The attorneys general of multiple Republican-led states are ripping into the request made by Special Counsel Jack Smith to the Supreme Court for expedition of the immunity case revolved around former President Donald Trump.
On Tuesday, 19 attorneys general filed a new brief with the Supreme Court that said Smith’s case is “driven by partisan interests, not the public interest.”
Trump’s legal team has argued that he is immune from prosecution on his election subversion charges since he was president at the time of the alleged charges and since the Senate already acquitted him of those charges in his second impeachment trial.
Smith, though, has petitioned the Supreme Court to speed up their typical timeline in hearing the issue, as he wants the case to be tried and decided before the 2024 presidential election.
The unique aspect of that request is that if the high court agreed to take up the case on an expedited basis, it would be bypassing the traditional judicial “chain of command” and going around a lower appellate court.
The Supreme Court does have the ability to do that under what’s known as Rule 11, but it’s typically reserved only for emergency cases.

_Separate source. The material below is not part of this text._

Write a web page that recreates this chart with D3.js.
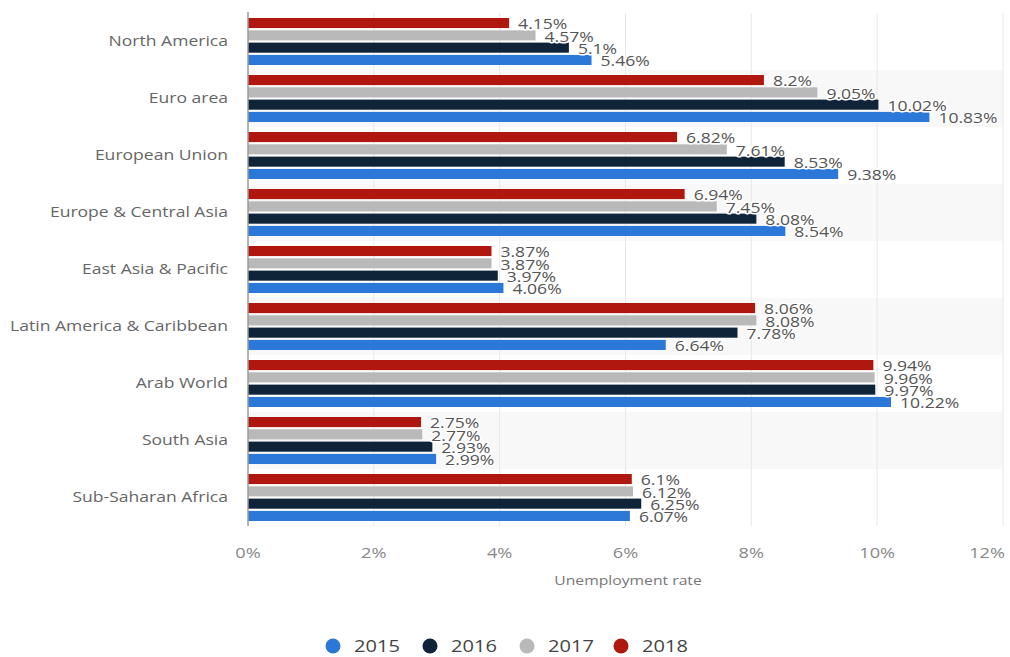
<!DOCTYPE html>
<html>
<meta charset="utf-8">
<script src="https://d3js.org/d3.v7.min.js"></script>
<style>
  body { margin: 0; background: #fff; }
  text { font-family: "Open Sans", "DejaVu Sans", sans-serif; }
</style>
<body>
<div id="my_dataviz"></div>
<script>

// data
var regions = ["North America", "Euro area", "European Union", "Europe & Central Asia",
  "East Asia & Pacific", "Latin America & Caribbean", "Arab World", "South Asia", "Sub-Saharan Africa"];
var years = ["2015", "2016", "2017", "2018"];
var v2015 = [5.46, 10.83, 9.38, 8.54, 4.06, 6.64, 10.22, 2.99, 6.07];
var v2016 = [5.1, 10.02, 8.53, 8.08, 3.97, 7.78, 9.97, 2.93, 6.25];
var v2017 = [4.57, 9.05, 7.61, 7.45, 3.87, 8.08, 9.96, 2.77, 6.12];
var v2018 = [4.15, 8.2, 6.82, 6.94, 3.87, 8.06, 9.94, 2.75, 6.1];
var xTicks = [0, 2, 4, 6, 8, 10, 12];

var values = { "2015": v2015, "2016": v2016, "2017": v2017, "2018": v2018 };
var colors = { "2015": "#2b78d9", "2016": "#0f2339", "2017": "#b9b9b9", "2018": "#b0180f" };
var drawOrder = ["2018", "2017", "2016", "2015"]; // top to bottom within a group

var width = 1010, height = 657;
var svg = d3.select("#my_dataviz").append("svg")
  .attr("width", width).attr("height", height);

var x = d3.scaleLinear().domain([0, 12]).range([248, 1003]);
var y = d3.scaleBand().domain(regions).range([13, 526]);
var yInner = d3.scaleBand().domain(drawOrder).range([5, 52]).paddingInner(0.18);

// the reference text is a bit wide, so stretch it horizontally
function place(px, py, sx) {
  return "translate(" + px + "," + py + ") scale(" + sx + ",1)";
}

// alternating row shading
svg.append("g").selectAll("rect")
  .data(regions.filter(function(d, i) { return i % 2 == 1; }))
  .enter().append("rect")
    .attr("x", x(0)).attr("width", x(12) - x(0))
    .attr("y", function(d) { return y(d); })
    .attr("height", y.bandwidth())
    .attr("fill", "#f8f8f8");

// grid lines
svg.append("g").selectAll("line")
  .data(xTicks.slice(1))
  .enter().append("line")
    .attr("x1", function(d) { return x(d); }).attr("x2", function(d) { return x(d); })
    .attr("y1", 13).attr("y2", 526)
    .attr("stroke", "#e8e8e8");

// bars
var rows = [];
regions.forEach(function(r, i) {
  drawOrder.forEach(function(yr) { rows.push({ region: r, year: yr, value: values[yr][i] }); });
});

svg.append("g").selectAll("rect")
  .data(rows)
  .enter().append("rect")
    .attr("x", x(0))
    .attr("y", function(d) { return y(d.region) + yInner(d.year); })
    .attr("width", function(d) { return x(d.value) - x(0); })
    .attr("height", yInner.bandwidth())
    .attr("fill", function(d) { return colors[d.year]; });

// y axis line
svg.append("line")
  .attr("x1", x(0)).attr("x2", x(0)).attr("y1", 12).attr("y2", 526)
  .attr("stroke", "#9a9a9a").attr("stroke-width", 1.5);

// value labels
svg.append("g").selectAll("text")
  .data(rows)
  .enter().append("text")
    .attr("transform", function(d) {
      return place(x(d.value) + 9, y(d.region) + yInner(d.year) + yInner.bandwidth() / 2 + 1, 1.17);
    })
    .attr("dy", "0.35em")
    .attr("font-size", "15px")
    .attr("fill", "#555")
    .attr("stroke", "#fff").attr("stroke-width", 3).attr("paint-order", "stroke")
    .attr("stroke-linejoin", "round")
    .text(function(d) { return d.value + "%"; });

// category labels
svg.append("g").selectAll("text")
  .data(regions)
  .enter().append("text")
    .attr("transform", function(d) { return place(228, y(d) + y.bandwidth() / 2 - 1, 1.17); })
    .attr("dy", "0.35em")
    .attr("text-anchor", "end")
    .attr("font-size", "15px")
    .attr("fill", "#666")
    .text(function(d) { return d; });

// x tick labels
svg.append("g").selectAll("text")
  .data(xTicks)
  .enter().append("text")
    .attr("transform", function(d) { return place(d == 12 ? x(d) + 2 : x(d), 558, 1.3); })
    .attr("text-anchor", function(d) { return d == 12 ? "end" : "middle"; })
    .attr("font-size", "14px")
    .attr("fill", "#888")
    .text(function(d) { return d + "%"; });

svg.append("text")
  .attr("transform", place(628, 585, 1.21))
  .attr("text-anchor", "middle")
  .attr("font-size", "13px")
  .attr("fill", "#777")
  .text("Unemployment rate");

// legend
var legendX = [333, 430, 527, 621];
var lg = svg.append("g").selectAll("g")
  .data(years)
  .enter().append("g")
    .attr("transform", function(d, i) { return "translate(" + legendX[i] + ",646)"; });
lg.append("circle").attr("r", 7.5).attr("fill", function(d) { return colors[d]; });
lg.append("text")
  .attr("transform", place(21, 0, 1.18))
  .attr("dy", "0.35em")
  .attr("font-size", "17px")
  .attr("fill", "#444")
  .text(function(d) { return d; });

</script>
</body>
</html>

The attorneys general who filed the brief are imploring the high court justices to realize that Smith doesn’t make a great case for why the emergency rule should be applied here.
As they wrote:
“The United States’ petition repeatedly proclaims — but never explains why — ‘[i]t is of imperative public importance that respondent’s claims of immunity be resolved by this Court and that respondent’s trial proceed as promptly as possible if his claim of immunity is rejected.’
“That silence is both telling and troubling, suggesting that the United States’ demand for extraordinary and immediate relief is driven by partisan interests, not the public interest.”
For the Supreme Court to take up a case that is pending at the appellate level, according to Rule 11, the petitioner has to show the case is of “such imperative public importance as to justify deviation from normal appellate practice and to require immediate determination in this Court.”
Steve Marshall, who serves as the attorney general of Alabama, released a statement to Fox News Digital that said the petition by the general counsel shows that the entire case is predicated on influencing the outcome of the 2024 presidential election.
As Marshall — who led the Supreme Court brief — said in the statement:
“In November of last year, Joe Biden vowed that Donald Trump would never become president again. Then, in August 2023, more than 30 months after the events alleged in the indictment, the federal government indicted Trump and now seeks to rush him to trial in March 2024. But, the former President is entitled to appeal the trial court’s order denying him presidential immunity.”
The Supreme Court justices haven’t weighed in yet on whether they might take up the case, or when they might make a decision on Smith’s petition.